◆ **STATED PROBLEM**
Transcribe all of the material exactly, except for its pictures.

◆ **COLLECTED DATA**
──────
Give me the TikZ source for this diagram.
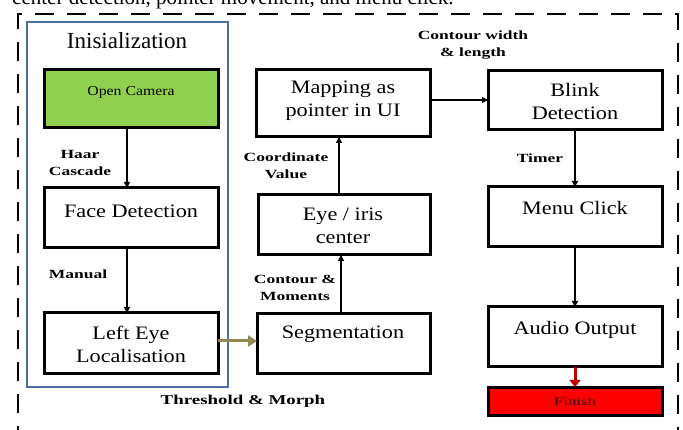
\documentclass[tikz,border=0pt]{standalone}
\usepackage{fontspec}
\setmainfont{Liberation Serif}
\newfontfamily\boxf[FakeStretch=1.17]{Liberation Serif}
\newfontfamily\labf[FakeStretch=1.4]{Liberation Serif}
\usetikzlibrary{arrows.meta}
\definecolor{ogreen}{RGB}{146,208,80}
\definecolor{oblue}{RGB}{79,110,160}
\definecolor{olive}{RGB}{148,137,84}
\definecolor{fred}{RGB}{255,0,0}
\definecolor{dred}{RGB}{192,0,0}
\definecolor{ftxt}{RGB}{60,0,0}
\tikzset{
  stepbox/.style={draw=black,line width=3pt,fill=white},
  boxtext/.style={font=\boxf\fontsize{19}{23}\selectfont,align=center,inner sep=0pt},
  lab/.style={font=\labf\bfseries\fontsize{12.5}{17}\selectfont,align=center,inner sep=0pt},
  conn/.style={line width=1.2pt,-{Triangle[length=6pt,width=6pt]}},
}
\begin{document}
\begin{tikzpicture}[x=1pt,y=-1pt]
\useasboundingbox (0,0) rectangle (683,430);
% cropped caption line
\node[anchor=base west,inner sep=0pt,font=\fontsize{21}{24}\selectfont] (cap) at (12,5) {center detection, pointer movement, and menu click.};
% dashed outer border
\draw[line width=2.8pt,dash pattern=on 19pt off 13pt] (18,445) -- (18,14) -- (678,14) -- (678,445);
% initialization frame
\draw[oblue,line width=1.5pt] (27,22) rectangle (228,387);
\node[font=\fontsize{23}{26}\selectfont,inner sep=0pt] (init) at (127,41) {Inisialization};
% boxes
\draw[stepbox,fill=ogreen] (44,70) rectangle (218,128);
\node (cam) at (131,99) {};
\node[font=\boxf\fontsize{13.5}{16}\selectfont,inner sep=0pt] (camt) at (131,92) {Open Camera};
\draw[stepbox] (44,188) rectangle (218,248);
\node[boxtext] (face) at (131,211) {Face Detection};
\draw[stepbox] (44,313) rectangle (218,374);
\node[boxtext] (eye) at (131,344) {Left Eye\\Localisation};
\draw[stepbox] (257,314) rectangle (430,374);
\node[boxtext] (seg) at (343,334) {Segmentation};
\draw[stepbox] (258,195) rectangle (430,255);
\node[boxtext] (iris) at (343,226) {Eye / iris\\center};
\draw[stepbox] (256,70) rectangle (430,137);
\node[boxtext] (map) at (343,101) {Mapping as\\pointer in UI};
\draw[stepbox] (488,71) rectangle (662,130);
\node[boxtext] (blink) at (575,102) {Blink\\Detection};
\draw[stepbox] (488,187) rectangle (662,247);
\node[boxtext] (menu) at (575,208) {Menu Click};
\draw[stepbox] (488,307) rectangle (662,367);
\node[boxtext] (audio) at (575,330) {Audio Output};
\draw[stepbox,fill=fred] (488,387) rectangle (662,415);
\node[font=\labf\fontsize{12}{14}\selectfont,text=ftxt,inner sep=0pt] (fin) at (575,401) {Finish};
% anchor coordinates
\coordinate (camB) at (127,128);
\coordinate (faceT) at (127,188);
\coordinate (faceB) at (127,248);
\coordinate (eyeT) at (127,313);
\coordinate (eyeR) at (218,341);
\coordinate (segL) at (257,341);
\coordinate (segT) at (341,314);
\coordinate (irisB) at (341,255);
\coordinate (irisT) at (339,195);
\coordinate (mapB) at (339,137);
\coordinate (mapR) at (430,100);
\coordinate (blinkL) at (488,100);
\coordinate (blinkB) at (575,130);
\coordinate (menuT) at (575,187);
\coordinate (menuB) at (575,247);
\coordinate (audioT) at (575,307);
\coordinate (audioB) at (575,367);
\coordinate (finT) at (575,387);
% connectors
\draw[conn] (camB) -- (faceT);
\draw[conn] (faceB) -- (eyeT);
\draw[line width=3pt,olive,-{Triangle[length=9pt,width=11pt]}] (eyeR) -- (segL);
\draw[conn] (segT) -- (irisB);
\draw[conn] (irisT) -- (mapB);
\draw[conn] (mapR) -- (blinkL);
\draw[conn] (blinkB) -- (menuT);
\draw[conn] (menuB) -- (audioT);
\draw[line width=3pt,dred,-{Triangle[length=7pt,width=11pt]}] (audioB) -- (finT);
% labels
\node[lab] (l1) at (80,163) {Haar\\Cascade};
\node[lab] (l2) at (78,274) {Manual};
\node[lab] (l3) at (295,288) {Contour \&\\Moments};
\node[lab] (l4) at (286,166) {Coordinate\\Value};
\node[lab] (l5) at (473,45) {Contour width\\\& length};
\node[lab] (l6) at (540,158) {Timer};
\node[lab,font=\labf\bfseries\fontsize{13.5}{17}\selectfont] (l7) at (243,401) {Threshold \& Morph};
\end{tikzpicture}
\end{document}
──────
◆ **THE ANSWER**
Give me the TikZ source for this diagram.
\documentclass[tikz,border=0pt]{standalone}
\usepackage{fontspec}
\setmainfont{Liberation Serif}
\newfontfamily\boxf[FakeStretch=1.17]{Liberation Serif}
\newfontfamily\labf[FakeStretch=1.4]{Liberation Serif}
\usetikzlibrary{arrows.meta}
\definecolor{ogreen}{RGB}{146,208,80}
\definecolor{oblue}{RGB}{79,110,160}
\definecolor{olive}{RGB}{148,137,84}
\definecolor{fred}{RGB}{255,0,0}
\definecolor{dred}{RGB}{192,0,0}
\definecolor{ftxt}{RGB}{60,0,0}
\tikzset{
  stepbox/.style={draw=black,line width=3pt,fill=white},
  boxtext/.style={font=\boxf\fontsize{19}{23}\selectfont,align=center,inner sep=0pt},
  lab/.style={font=\labf\bfseries\fontsize{12.5}{17}\selectfont,align=center,inner sep=0pt},
  conn/.style={line width=1.2pt,-{Triangle[length=6pt,width=6pt]}},
}
\begin{document}
\begin{tikzpicture}[x=1pt,y=-1pt]
\useasboundingbox (0,0) rectangle (683,430);
% cropped caption line
\node[anchor=base west,inner sep=0pt,font=\fontsize{21}{24}\selectfont] (cap) at (12,5) {center detection, pointer movement, and menu click.};
% dashed outer border
\draw[line width=2.8pt,dash pattern=on 19pt off 13pt] (18,445) -- (18,14) -- (678,14) -- (678,445);
% initialization frame
\draw[oblue,line width=1.5pt] (27,22) rectangle (228,387);
\node[font=\fontsize{23}{26}\selectfont,inner sep=0pt] (init) at (127,41) {Inisialization};
% boxes
\draw[stepbox,fill=ogreen] (44,70) rectangle (218,128);
\node (cam) at (131,99) {};
\node[font=\boxf\fontsize{13.5}{16}\selectfont,inner sep=0pt] (camt) at (131,92) {Open Camera};
\draw[stepbox] (44,188) rectangle (218,248);
\node[boxtext] (face) at (131,211) {Face Detection};
\draw[stepbox] (44,313) rectangle (218,374);
\node[boxtext] (eye) at (131,344) {Left Eye\\Localisation};
\draw[stepbox] (257,314) rectangle (430,374);
\node[boxtext] (seg) at (343,334) {Segmentation};
\draw[stepbox] (258,195) rectangle (430,255);
\node[boxtext] (iris) at (343,226) {Eye / iris\\center};
\draw[stepbox] (256,70) rectangle (430,137);
\node[boxtext] (map) at (343,101) {Mapping as\\pointer in UI};
\draw[stepbox] (488,71) rectangle (662,130);
\node[boxtext] (blink) at (575,102) {Blink\\Detection};
\draw[stepbox] (488,187) rectangle (662,247);
\node[boxtext] (menu) at (575,208) {Menu Click};
\draw[stepbox] (488,307) rectangle (662,367);
\node[boxtext] (audio) at (575,330) {Audio Output};
\draw[stepbox,fill=fred] (488,387) rectangle (662,415);
\node[font=\labf\fontsize{12}{14}\selectfont,text=ftxt,inner sep=0pt] (fin) at (575,401) {Finish};
% anchor coordinates
\coordinate (camB) at (127,128);
\coordinate (faceT) at (127,188);
\coordinate (faceB) at (127,248);
\coordinate (eyeT) at (127,313);
\coordinate (eyeR) at (218,341);
\coordinate (segL) at (257,341);
\coordinate (segT) at (341,314);
\coordinate (irisB) at (341,255);
\coordinate (irisT) at (339,195);
\coordinate (mapB) at (339,137);
\coordinate (mapR) at (430,100);
\coordinate (blinkL) at (488,100);
\coordinate (blinkB) at (575,130);
\coordinate (menuT) at (575,187);
\coordinate (menuB) at (575,247);
\coordinate (audioT) at (575,307);
\coordinate (audioB) at (575,367);
\coordinate (finT) at (575,387);
% connectors
\draw[conn] (camB) -- (faceT);
\draw[conn] (faceB) -- (eyeT);
\draw[line width=3pt,olive,-{Triangle[length=9pt,width=11pt]}] (eyeR) -- (segL);
\draw[conn] (segT) -- (irisB);
\draw[conn] (irisT) -- (mapB);
\draw[conn] (mapR) -- (blinkL);
\draw[conn] (blinkB) -- (menuT);
\draw[conn] (menuB) -- (audioT);
\draw[line width=3pt,dred,-{Triangle[length=7pt,width=11pt]}] (audioB) -- (finT);
% labels
\node[lab] (l1) at (80,163) {Haar\\Cascade};
\node[lab] (l2) at (78,274) {Manual};
\node[lab] (l3) at (295,288) {Contour \&\\Moments};
\node[lab] (l4) at (286,166) {Coordinate\\Value};
\node[lab] (l5) at (473,45) {Contour width\\\& length};
\node[lab] (l6) at (540,158) {Timer};
\node[lab,font=\labf\bfseries\fontsize{13.5}{17}\selectfont] (l7) at (243,401) {Threshold \& Morph};
\end{tikzpicture}
\end{document}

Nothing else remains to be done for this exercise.